2. STG-ODE*: This model contains ODE modules but does not involve the creation of specialized adjacency matrices. This omission is intended to identify the necessity of introducing a semantic adjacency matrix.

Table 2 Comparisons between the accuracy (%) of our model and that of each variant on the NTU RGB+D 60 dataset and the Kinetics Skeleton 400 dataset.

The results are shown in Table 2, which shows that the accuracy and efficiency of a model adding any module exceed those of the baseline model. It is worth noting that the best performance is achieved when all modules are integrated. This synergy leads to significant improvements in the accuracies achieved on the X-View and X-Sub benchmarks of the NTU RGB+D 60 dataset (2.1% and 3.2%, respectively), while improving the top-1 and top-5 accuracies attained on the Kinetics Skeleton 400 dataset by up to 1.8% and 1.9%, respectively.

Figure 5
figure 5

Visualization of kicking actions. (a) is the first action of person No. 1, (b) is the second action of person No. 1, (c) is the first action of person No. 2, and (d) is the second action of person No. 2. The two actions occur at different angles, heights and distances.

These results underscore the significant performance improvement provided by our STG-NODE architecture due to its innovative temporal modeling approach and specialized semantic adjacency matrix. In addition, to more clearly demonstrate the effect of integrating the semantic adjacency matrix into the ODE-TCN module, we draw action visualization diagrams of different individuals performing the same action (such as kicking something). As shown in Figure 5, the yellow highlighted part represents the edge composed of joint points with higher correlations when executing the action. When the model encounters different individuals performing the same action at different speeds, it focuses on these parts to help mitigate the impact of intraindividual action differences on the accuracy of skeleton-based action recognition.

Figure 6
figure 6

Recognition accuracy fluctuations observed in two accuracy evaluations conducted on the NTU RGB+D dataset with different learning rates.

Selection of the Optimal Learning Rate for STG-NODE: We conduct a comprehensive evaluation of the accuracy achieved by STG-NODE across 7 distinct learning rates. Figure 6 (b) compares the top-5 accuracy results obtained on the two benchmarks, and Figure 6 (a) compares the top-1 accuracy results obtained on the two benchmarks. Notably, as depicted in the figure, the experimental accuracy peaks when the learning rate is set to 0.15.

Conclusion

Many efforts have been made to address the complex challenge of action recognition.

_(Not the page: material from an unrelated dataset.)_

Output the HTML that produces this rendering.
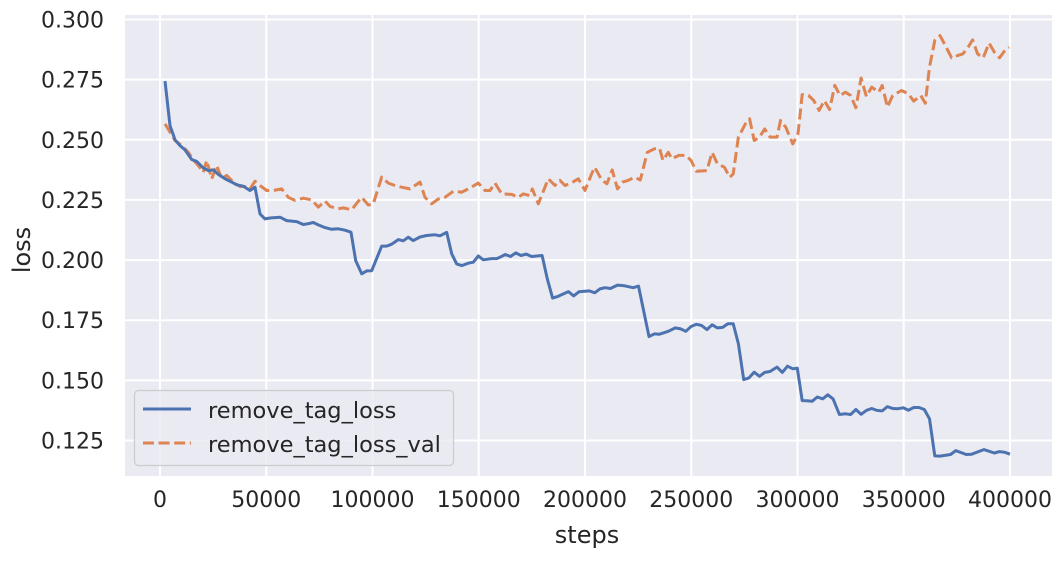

However, little attention has been given to solving the difficult problem of extracting long-range dependencies without succumbing to the oversmoothing problem that is inherent in GCN-related architectures. This paper presents a groundbreaking ODE-based spatiotemporal forecasting model called STG-NODE. To the best of our knowledge, this is the first attempt to link continuous differential equations to node representations for developing skeleton-based action recognition networks, and STG-NODE provides the ability to shape deeper architectures and exploit a wider range of dependencies than can other methods. Furthermore, the incorporation of a customized semantic adjacency matrix greatly improves the efficiency of the model. The performance achieved by STG-NODE in four challenging tests (two benchmarks plus two metrics) is better than that of many existing methods. In future research, we will delve into the extraction of complex local features from skeletons and consider further exploiting a graph structure to capture the relationships between different parts of an input sequence, such as the interaction dependencies between different body parts in human activity recognition tasks.